Pizzolante usa le sculture come strumenti di supporto o elementi narrativi, che si intrecciano alla storia legata al luogo ricostruito. Le immagini sono spesso in cianotipia, il colore della memoria e del ricordo, mentre lo spazio scenico si ispira a quello di Adolphe Appia, intimo ma mai abitato, transitabile con lo sguardo ma velato di irrealtà. Memoria, narrazione, scultura si compenetrano tra analogico e digitale creando una lettura stratificata che, partendo da un fatto o un luogo reale, riflette sullo statuto dell’immagine e sulla sua capacità di conoscere. Lo spazio diventa parte dell’immagine, giocando sul confine tra realtà e rappresentazione ─ le pareti talvolta sono rotte o bucate – e l’immagine esce dallo schermo diventando oggetto e spazio a sua volta.

Nella ricerca dell’artista, così, il luogo assume lo statuto di soggetto e ad esso può talora sostituirsi, parlandone in prima persona. Questo è avvenuto nella mostra appena conclusa a Varese, Ritratto e ritiro, una indagine artistica sul fenomeno del ritiro sociale, su cui l’artista sta ora lavorando. La modellazione 3D del luogo di isolamento e delle sue caratteristiche, fino ai dettagli personali, di una sua conoscente, ci parlano di questa condizione non attraverso di lei, ma unicamente attraverso ciò che l’ha circondata per anni.

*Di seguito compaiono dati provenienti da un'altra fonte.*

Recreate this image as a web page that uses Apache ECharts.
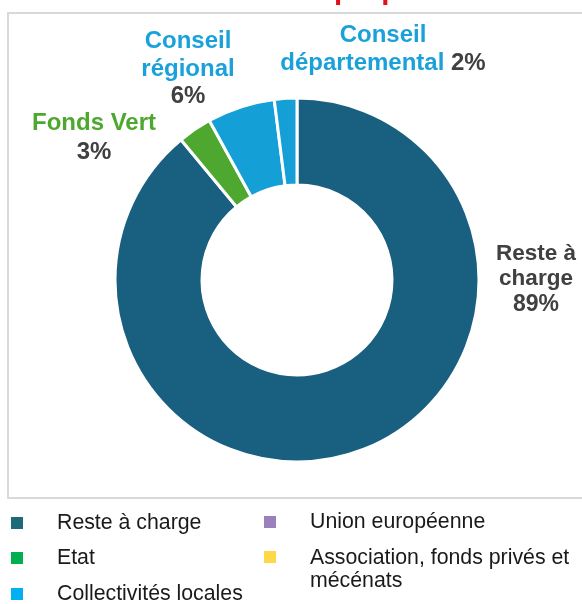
<!DOCTYPE html>
<html>
<head>
<meta charset="utf-8">
<script src="https://cdn.jsdelivr.net/npm/echarts@6/dist/echarts.min.js"></script>
<style>
  html, body { margin: 0; padding: 0; background: #ffffff; }
  #chart { width: 582px; height: 604px; }
</style>
</head>
<body>
<div id="chart"></div>
<script>
// Financing sources of the proposed plan (percent of total)
const sliceNames = ['Reste à charge', 'Fonds Vert', 'Conseil régional', 'Conseil départemental'];
const sliceValues = [89, 3, 6, 2];
const sliceColors = ['#185f80', '#4ea72e', '#149fd7', '#149fd7'];

// Label wording, split over lines, and the colour of each name
const labelLines = [['Reste à', 'charge'], ['Fonds Vert'], ['Conseil', 'régional'], ['Conseil', 'départemental']];
const labelNameColors = ['#404040', '#4ea72e', '#1ba1d9', '#1ba1d9'];
const valueOnNameLine = [false, false, false, true];

// Legend entries of the financing categories
const legendNames = ['Reste à charge', 'Etat', 'Collectivités locales', 'Union européenne', 'Association, fonds privés et\nmécénats'];
const legendColors = ['#1f6a7a', '#00b050', '#00b0f0', '#9c7fbd', '#ffd84a'];

const titleText = 'Plan de financement proposé';

const FONT = '"Liberation Sans", Arial, sans-serif';

// Label placement (centre of each label block)
const labelAnchors = [[536, 279], [94, 138], [188, 69], [383, 49]];
const labelLineHeights = [25.5, 29, 27.5, 28];
const labelNameSizes = [22.5, 24, 24, 24];
const labelValueSizes = [23, 24, 24, 24];

const rich = {};
sliceNames.forEach(function (n, i) {
  rich['n' + i] = {
    color: labelNameColors[i], fontWeight: 'bold', fontFamily: FONT,
    fontSize: labelNameSizes[i], lineHeight: labelLineHeights[i]
  };
  rich['v' + i] = {
    color: '#404040', fontWeight: 'bold', fontFamily: FONT,
    fontSize: labelValueSizes[i], lineHeight: labelLineHeights[i]
  };
});

function labelFormatter(p) {
  const i = p.dataIndex;
  const lines = labelLines[i].map(function (t) { return '{n' + i + '|' + t + '}'; });
  const val = '{v' + i + '|' + p.value + '%}';
  if (valueOnNameLine[i]) {
    lines[lines.length - 1] += '{v' + i + '| }' + val;
  } else {
    lines.push(val);
  }
  return lines.join('\n');
}

// Legend drawn as two columns of square swatches and names
const legendSlots = [[11, 517], [11, 552], [11, 588], [264, 516], [264, 551]];
const legendGraphics = [];
legendNames.forEach(function (name, i) {
  const s = legendSlots[i];
  legendGraphics.push({
    type: 'rect', left: s[0], top: s[1],
    shape: { width: 12, height: 12 },
    style: { fill: legendColors[i] }
  });
  legendGraphics.push({
    type: 'text', x: i < 3 ? 57 : 310, y: s[1] + 6,
    style: {
      text: name, fill: '#1a1a1a', font: '21.3px ' + FONT,
      verticalAlign: 'middle', align: 'left', lineHeight: 23
    }
  });
});
// the two-line entry hangs from its first line
legendGraphics[legendGraphics.length - 1].style.verticalAlign = 'top';
legendGraphics[legendGraphics.length - 1].y = legendSlots[4][1] - 4.5;

const chart = echarts.init(document.getElementById('chart'), null, { renderer: 'canvas' });
chart.setOption({
  backgroundColor: '#ffffff',
  animation: false,
  graphic: [
    {
      type: 'text', x: 40, y: 6,
      style: { text: titleText, fill: '#e3101b', font: 'bold 29.4px ' + FONT, verticalAlign: 'bottom', lineHeight: 29.4 }
    },
    {
      type: 'rect', shape: { x: 8, y: 13, width: 600, height: 485 },
      style: { fill: 'none', stroke: '#d9d9d9', lineWidth: 2 }
    }
  ].concat(legendGraphics),
  series: [{
    type: 'pie',
    center: [297, 280],
    radius: [95, 182],
    startAngle: 90,
    clockwise: true,
    avoidLabelOverlap: false,
    itemStyle: { borderColor: '#ffffff', borderWidth: 3 },
    label: { show: true, position: 'outside', formatter: labelFormatter, rich: rich },
    labelLine: { show: false },
    labelLayout: function (p) {
      const a = labelAnchors[p.dataIndex];
      return { x: a[0], y: a[1], align: 'center', verticalAlign: 'middle' };
    },
    emphasis: { disabled: true },
    data: sliceNames.map(function (n, i) {
      return { name: n, value: sliceValues[i], itemStyle: { color: sliceColors[i] } };
    })
  }]
});
</script>
</body>
</html>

L’approccio di Pizzolante predilige la complessità installativa e non ha il vantaggio dell’immediatezza che spesso si accompagna all’impatto dell’immagine. Bisogna passare del tempo nella familiarità straniante delle sue rappresentazioni per entrare nel suo tempo sospeso.

L’artista affronta tuttavia gli stessi temi e le stesse ossessioni da anni, arrivando a legare i sentimenti e le pulsioni dell’uomo a una dimensione spaziale di progettazione, che marca l’aspetto sensibile della neutralità dello spazio, fino ad attribuirle una sua soggettività.